Benjamin Maas

Personal information
- Date of birth: 23 January 1989 (age 37)
- Place of birth: Schwäbisch Hall, West Germany
- Position: Central defender

Team information
- Current team: Wormatia Worms
- Number: 5

Youth career
- TSV Neuenstein
- TSV Crailsheim
- TSV Backnang
- 0000–2008: VfB Stuttgart

Senior career*
- Years: Team / Apps / (Gls)
- 2008–2009: SV Sandhausen / 0 / (0)
- 2009–2010: 1899 Hoffenheim II / 5 / (0)
- 2010–2012: SpVgg Greuther Fürth II / 44 / (9)
- 2012–2014: SV Darmstadt 98 / 36 / (0)
- 2014–: Wormatia Worms / 40 / (7)

= Benjamin Maas =

German footballer

Benjamin Maas (born 23 January 1989) is a German former footballer who played as a defender. He played for clubs such as SpVgg Greuther Fürth II, SV Darmstadt 98, and Wormatia Worms. As of 2021, he was a coach for the Celtic Worms.

==Career==

Maas was released by VfB Stuttgart as a 19-year-old, signing for SV Sandhausen where he spent a season without making a first-team appearance.
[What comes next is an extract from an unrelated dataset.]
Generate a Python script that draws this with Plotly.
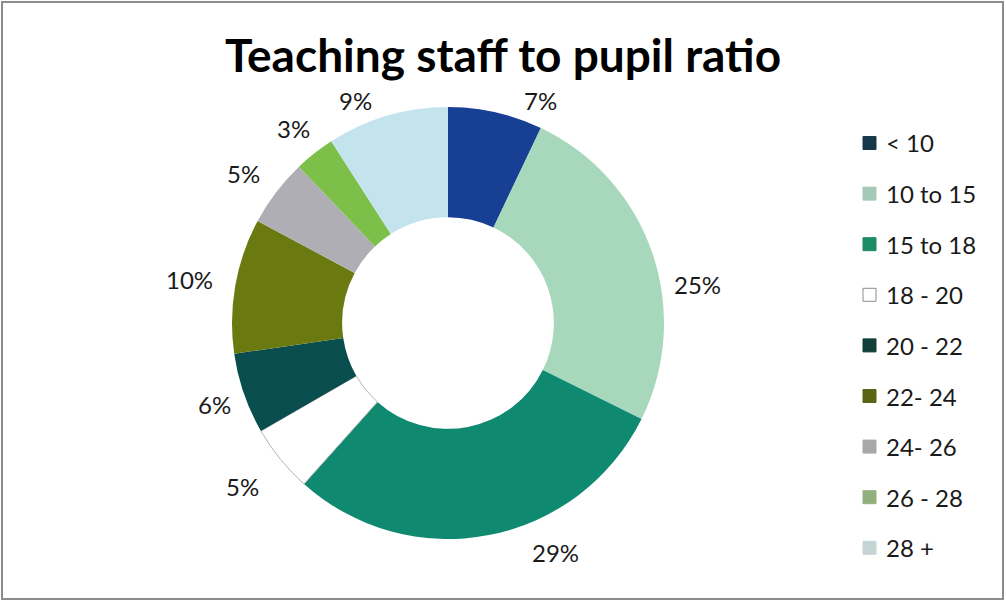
import math
import plotly.graph_objects as go

# Data
categories = ["< 10", "10 to 15", "15 to 18", "18 - 20", "20 - 22",
              "22- 24", "24- 26", "26 - 28", "28 +"]
shares = [7, 25, 29, 5, 6, 10, 5, 3, 9]  # percent of schools

# Styling
slice_colors = ["#173f93", "#a8d8bc", "#0f8a70", "#ffffff", "#0a4d4f",
                "#6a7a10", "#b0aeb5", "#7cc04a", "#c3e4ec"]
legend_colors = ["#17384a", "#a5c9b8", "#1a8c66", "#ffffff", "#123f3a",
                 "#5a6412", "#a8a8a8", "#92b07e", "#c5d5d5"]
# pixel nudges for the percentage labels (best-fit placement)
label_nudge = [(37, 21), (13, 43), (60, -16), (-11, 6), (3, 0),
               (-12, 0), (-6, 2), (0, 2), (-22, 17)]

W, H = 1006, 602
CX, CY, R = 448, 323, 216  # donut centre and outer radius in px
FONT = "Lato"

fig = go.Figure()
fig.add_trace(go.Pie(
    labels=categories,
    values=shares,
    sort=False,
    direction="clockwise",
    rotation=0,
    hole=0.49,
    textinfo="none",
    hoverinfo="label+value",
    showlegend=False,
    marker=dict(
        colors=slice_colors,
        line=dict(color=["rgba(0,0,0,0)"] * 3 + ["#b5b5b5"] + ["rgba(0,0,0,0)"] * 5,
                  width=[0, 0, 0, 1, 0, 0, 0, 0, 0]),
    ),
    domain=dict(x=[(CX - R) / W, (CX + R) / W],
                y=[(H - CY - R) / H, (H - CY + R) / H]),
))

annotations = []
shapes = []

# Percentage labels around the ring
total = sum(shares)
cum = 0.0
label_r = 250
for v, (dx, dy) in zip(shares, label_nudge):
    mid = (cum + v / 2) / total * 2 * math.pi
    cum += v
    px = CX + label_r * math.sin(mid) + dx
    py = CY - label_r * math.cos(mid) + dy
    annotations.append(dict(
        x=px / W, y=1 - py / H, xref="paper", yref="paper",
        text=f"{v}%", showarrow=False,
        font=dict(family=FONT, size=24, color="#1a1a1a"),
        xanchor="center", yanchor="middle",
    ))

# Legend
leg_top, leg_step = 143, 50.6
for i, (name, col) in enumerate(zip(categories, legend_colors)):
    yc = leg_top + i * leg_step
    shapes.append(dict(
        type="rect", xref="paper", yref="paper",
        x0=863 / W, x1=876 / W, y0=1 - (yc + 6.5) / H, y1=1 - (yc - 6.5) / H,
        fillcolor=col,
        line=dict(color="#8a8a8a" if col == "#ffffff" else col, width=1),
    ))
    annotations.append(dict(
        x=884 / W, y=1 - yc / H, xref="paper", yref="paper",
        text=name, showarrow=False,
        font=dict(family=FONT, size=24, color="#1a1a1a"),
        xanchor="left", yanchor="middle",
    ))

# Title
annotations.append(dict(
    x=0.5, y=1 - 55 / H, xref="paper", yref="paper",
    text="<b>Teaching staff to pupil ratio</b>", showarrow=False,
    font=dict(family=FONT, size=46, color="#000000"),
    xanchor="center", yanchor="middle",
))

# Chart border
shapes.append(dict(
    type="rect", xref="paper", yref="paper",
    x0=2 / W, x1=1 - 3 / W, y0=3 / H, y1=1 - 2 / H,
    line=dict(color="#8c8c8c", width=2), fillcolor="rgba(0,0,0,0)",
))

fig.update_layout(
    width=W, height=H,
    margin=dict(l=0, r=0, t=0, b=0),
    paper_bgcolor="#ffffff",
    plot_bgcolor="#ffffff",
    annotations=annotations,
    shapes=shapes,
)

fig.write_html("out.html")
He spent the next three years playing reserve team football, one season for 1899 Hoffenheim II (where he won Oberliga Baden-Württemberg title) and two for SpVgg Greuther Fürth II before signing for SV Darmstadt 98 of the 3. Liga in 2012. He made his debut for the club in August of that year, as a substitute for Benjamin Gorka in a 2–1 win over Preußen Münster. He was regularly used as a substitute during the 2013–14 season, which saw Darmstadt surpisngly finish in third place and win promotion after a playoff win over Arminia Bielefeld, which Maas didn't play in. He left the club in July 2014.